What hundreds of biomolecules tell us about our nerve cells
The mammalian brain is a complex structure of interacting regions that typically have highly specific functions including cognition, motor functions, emotions and information processing. Each region contains millions, sometimes billions of neurons and different types of glial cells such as astrocytes, oligodendrocytes and microglia. Together, they orchestrate the brain’s functions. For proper functioning, the connections between regions are key to relay specific information and trigger certain behaviour. The number of cellular connections between nerve cells in every human brain is estimated to be more than 100 trillion. The enormous complexity of all the interacting elements in the brain requires us to look at the disease process, like those of Alzheimer’s and Parkinson’s disease, in the brain as a whole using mammalian animal models.
Neurodegenerative processes such as those occurring in Parkinson’s disease are characterised by pathological changes of the brain cells, often specific to certain areas of the brain: These cells lose their structure and function and thereby their connectivity, a process that is accompanied by changes in their metabolism. Until now, many scientists have focused on just one or a few aspects of the disease to better describe and understand the underlying mechanisms.
Researchers at the Luxembourg Centre for Systems Biomedicine (LCSB) of the University of Luxembourg recently set out to realize a more global approach: They analysed hundreds of biomolecules, referred to as the metabolome, produced by nerve cells in different regions of the mouse brain. In the process, they looked not only at healthy brains, but also at brains in which neurodegeneration occurs.
The 3D anatomy of the brain is crucial for creating this snapshot of its physiology, ruling out experiments in cell cultures or less complex organisms such as yeast or worms. In humans such studies can only be performed in post mortem tissue of people who donated their brain to a brain bank. Studying metabolic changes due to neurodegeneration over time as done in this study would not be possible in humans. As the mouse brain is structurally similar to the human brain, the researchers expect to find similar metabolic differences in the human brain.

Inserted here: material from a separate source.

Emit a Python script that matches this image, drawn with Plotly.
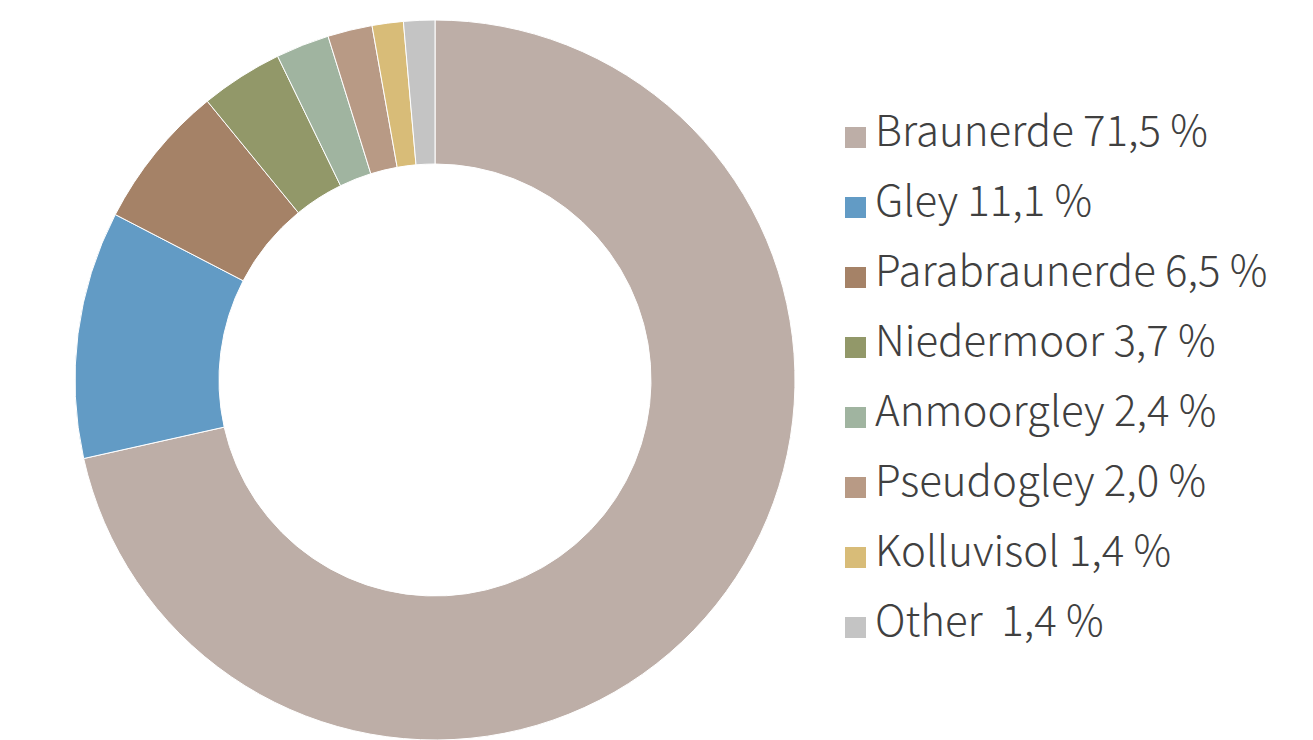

The researchers dissected upper, middle, and lower brain regions of mice with different stages of neurodegeneration induced through injection of a neurotoxin. To study the metabolite signatures of the brain, they used gas chromatography coupled to mass spectrometry. These analytical chemistry techniques are particularly suitable for analysing samples from complex tissues and discovering of both known and still unknown biomolecules in those tissues.
After the measurements, the researchers used a bioinformatics approach known as Machine Learning to specifically derive the metabolic profile of each brain region. They discovered that certain combinations of different molecules reflect specific functional states of nerve cells in each brain region. By comparing their observations with microscopic analysis of disease processes in nerve cells, the LCSB researchers could show which particular metabolic profile is associated with the degeneration of these cells.
“Our observations are important, on the one hand, for paving the way for the discovery of new ways of diagnosing neurodegeneration and, on the other hand, for the development of new drugs to fight diseases such as Parkinson’s or Alzheimer’s,” says Dr. Manuel Buttini, Head of the Neuropathology study. “Analysing metabolite profiles rather than just microscopic cellular changes or individual biomolecules can lead to a better understanding of the effect of novel therapeutics for brain diseases.”
This study benefited from the joined efforts of experts from quite different fields: mouse neurobiology, biochemistry, molecular biology, and bioinformatics came together to enable the successful completion of the study. It has been published in the American Journal of Pathology.
The LCSB neuropathology platform works in close collaboration with the mouse facility. Together, they bring in their expertise to study pathological changes on macroscopic, microscopic and molecular level in mouse models of Parkinson’s and Alzheimer’s disease.